Ssamjang Tofu Kale Crunch Salad
Ssamjang tofu kale crunch salad sears firm tofu in olive oil for six to seven minutes until golden and crisp on the outside while staying tender within, then combines it with kale massaged with salt, shredded red cabbage, cucumber, and sliced almonds in a ssamjang-based dressing. The dressing blends ssamjang's fermented depth - a mix of doenjang and gochujang - with lemon juice, honey, and olive oil, layering umami, acidity, and gentle sweetness in a way that tempers kale's natural bitterness. Massaging the kale with salt before dressing breaks down its tough cell walls, making the leaves pliable and far more absorbent.
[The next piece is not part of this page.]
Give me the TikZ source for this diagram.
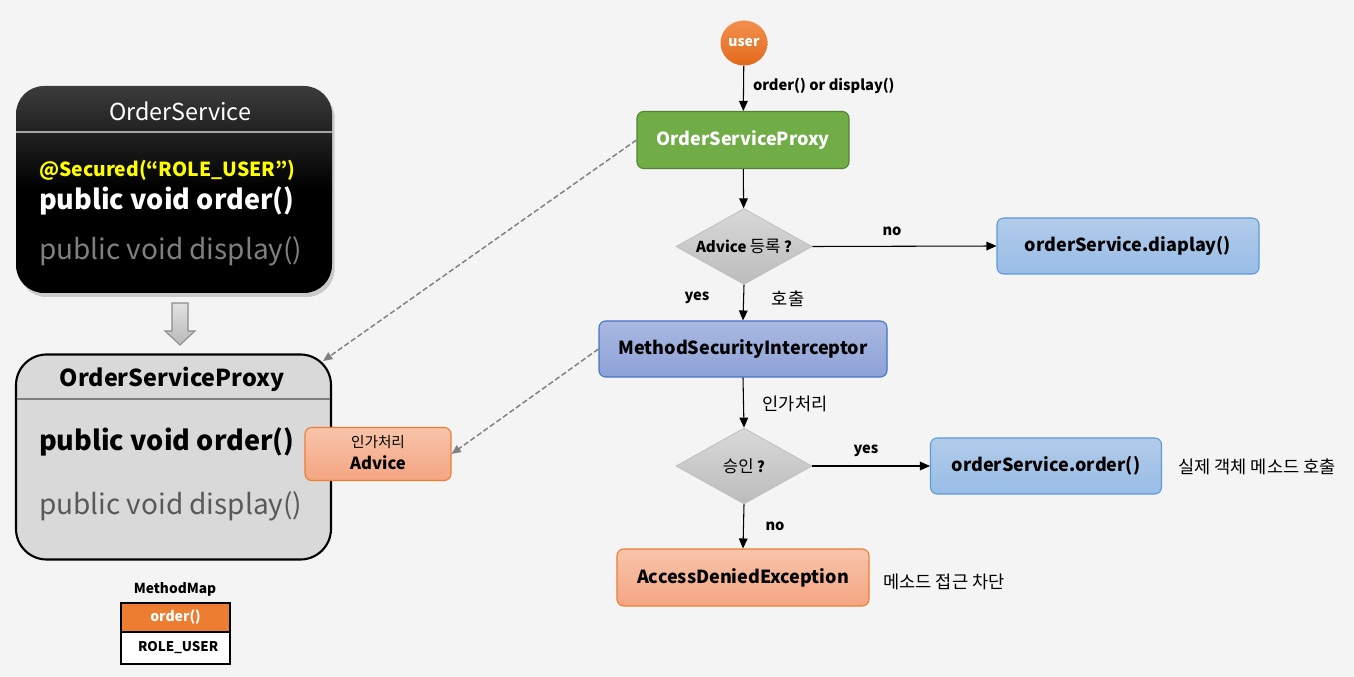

Pressing moisture from the tofu thoroughly before pan-frying is what produces the crisp, golden crust rather than a pale, steamed surface.
Adjust Servings
Instructions
- 1
Pat the tofu dry with paper towels and cut into bite-size cubes.
- 2
Heat 1 tbsp olive oil in a pan and sear tofu for 6-7 minutes until golden.
- 3
Remove kale stems, tear leaves, and massage with a pinch of salt to soften.
- 4
Thinly slice red cabbage and cucumber, then combine with kale in a large bowl.
- 5
Whisk ssamjang, lemon juice, honey, and remaining olive oil into a dressing.
- 6
Toss vegetables with tofu and dressing, then finish with sliced almonds.